Providing fine art to collectors, museums, corporations, and the trade since 1977.
Notes: Narazaki notes, "Hasui depicted the shrine from the front, the portrayal of an incessant powdery snowfall is both lonely and daunting. The composition is conceived at an oblique angle and as a vertical, large oban format. This approach is novel."
A SCARCE, EARLY WORK BY 'THE MASTER OF SNOW'.
Kawase Hasui, the eldest son of a merchant family, whose given name was "Bunjiro", tried his hand at running the family business, but turned it over to his younger sister and entered the studio of Kiyokata at age 25. Kiyokata gave Hasui his artist's name in 1910. In 1916 he met the publisher Shozaburo Watanabe. In 1918 Hasui saw and was inspired by Ito Shinsui's "Eight Views of Lake Biwa" which were being shown at a Kyodokai exhibition. Hasui submitted sketches to Watanabe and so began the collaboration that started in 1918 and continued into the 1950s.
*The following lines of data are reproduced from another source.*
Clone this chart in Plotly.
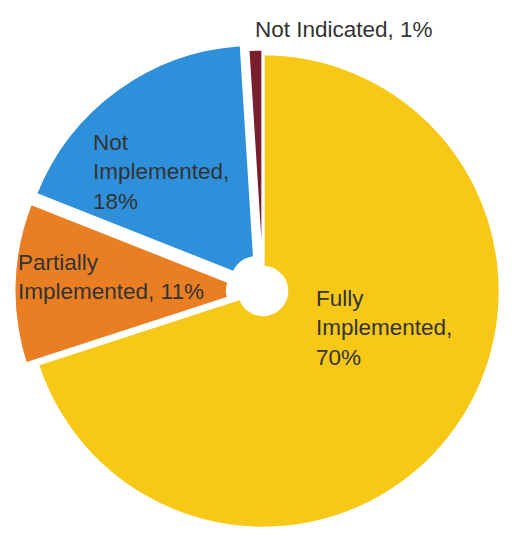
import plotly.graph_objects as go

# Implementation status shares (percent), drawn clockwise from 12 o'clock
labels = ["Fully Implemented", "Partially Implemented", "Not Implemented", "Not Indicated"]
values = [70, 11, 18, 1]
colors = ["#F8C817", "#E97F22", "#2E90DA", "#7A1E2B"]
pulls = [0.0, 0.05, 0.05, 0.02]

# How each label is wrapped when written on the chart
wrapped_names = ["Fully<br>Implemented", "Partially<br>Implemented", "Not<br>Implemented", "Not Indicated"]
value_breaks = ["<br>", " ", "<br>", " "]

# Label anchor positions in pixels (left/centre x, middle y)
label_pos = [(314, 328, "left"), (16, 277, "left"), (91, 172, "left"), (344, 30, "center")]

W, H = 512, 543

fig = go.Figure(
    go.Pie(
        labels=labels,
        values=values,
        sort=False,
        direction="clockwise",
        rotation=0,
        hole=0.1,
        pull=pulls,
        marker=dict(colors=colors, line=dict(color="white", width=3)),
        textinfo="none",
        hoverinfo="label+percent",
        showlegend=False,
        domain=dict(x=[14 / W, 1.0], y=[0.0, 504 / H]),
    )
)

annotations = []
for name, brk, v, (px, py, anchor) in zip(wrapped_names, value_breaks, values, label_pos):
    annotations.append(
        dict(
            text=f"{name},{brk}{v}%",
            x=px / W,
            y=1 - py / H,
            xref="paper",
            yref="paper",
            xanchor=anchor,
            yanchor="middle",
            align="left",
            showarrow=False,
            font=dict(family="Liberation Sans, Arial, sans-serif", size=22.5, color="#333333"),
        )
    )

fig.update_layout(
    width=W,
    height=H,
    margin=dict(l=0, r=0, t=0, b=0),
    paper_bgcolor="white",
    plot_bgcolor="white",
    annotations=annotations,
)

fig.write_html("out.html")
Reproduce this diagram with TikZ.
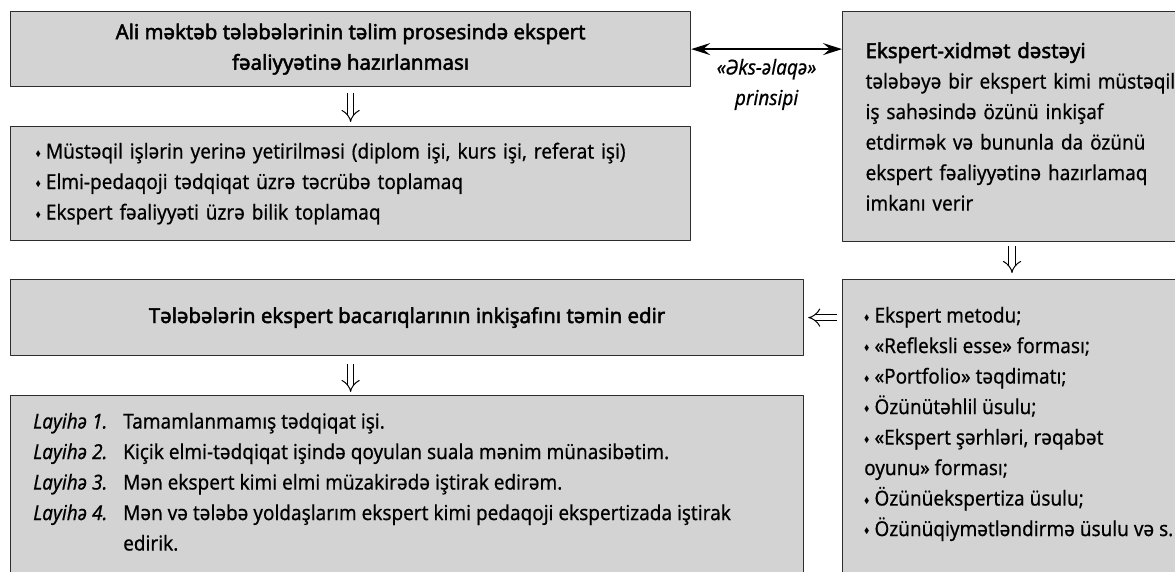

While the majority of his prints were published by Watanabe, Hasui also worked with Kawaguchi/Sakai between 1929 to 1932. This later venture was a result of the artists' need to raise extra funds for the construction of a new home he was building in Magome. Hasui moved to Magome in 1930 and began what he described as his most interesting artistic period. Over half of his more than 600 prints were published during the period between 1930 to 1944. In 1930, with the help of Watanabe, Hasui exhibited 92 prints in the landmark Toledo Museum of Art exhibition, which introduced his works to the West and led to his international recognition as a Japanese landscape print artist. Later, Hasui was recognized for his ability to depict snow scenes. Great Japanese scholars like the eminent Naruzaki Mureshige liked to describe Kawase Hasui as the "Artist of Snow". He became one of the best known artists of the New Print movement and was named a Living National Treasure in 1956.